The programs measuring the communication performance are:

bmmpi1: MPI ping-pong benchmark
bmmpi2: MPI double ping-pong (exchange)
bmmpi3: MPI overlap test (short messages)

- 5 - bmmpi4: MPI overlap test (long messages)

2.1 Configuration of Benchmark Programs

Before starting the installation process you should check and adapt the file make.inc.
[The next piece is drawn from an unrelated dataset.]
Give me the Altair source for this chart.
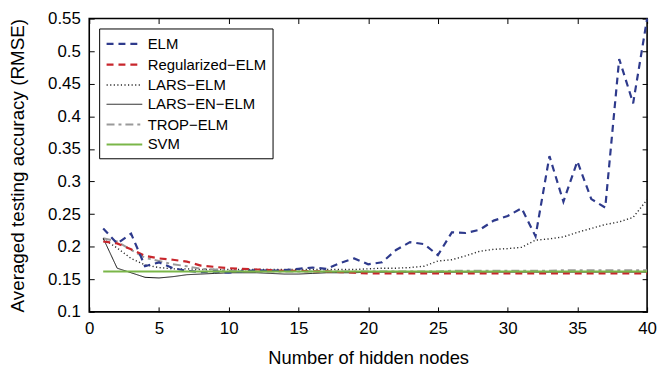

A sample make.inc is
shown below:

# make.inc
#
# Utility file used by the KaSC Benchmark.
#
########################################################################
#
# Part 1: Utilities
#
# Name of the make utility that will be used to compile and link the
# benchmarking program.
# Most of the benchmarking programs are based on using the GNU make utility.
MAKE = gmake

# Number of processors of one node
NP =
# Number of processors for the communication benchmarks
NP_COMM =

# Name of the command to run parallel programs, e.g. mpirun
PAR_CMD =

# Option for the number of processors (spatially) in front of the executable
# together with the number of processors for the serial run, e.g. -np 1
PAR_OPTS1 =
# together with the number of processors for the parallel run, e.g. -np $(NP)
PAR_OPTP1 =

# Option for the number of processors (spatially) behind the executable together
# with the number of processors for the serial run, e.g. -procs 1
PAR_OPTS2 =
# with the number of processors for the parallel run, e.g. -procs $(NP) –nodes 1
PAR_OPTP2 =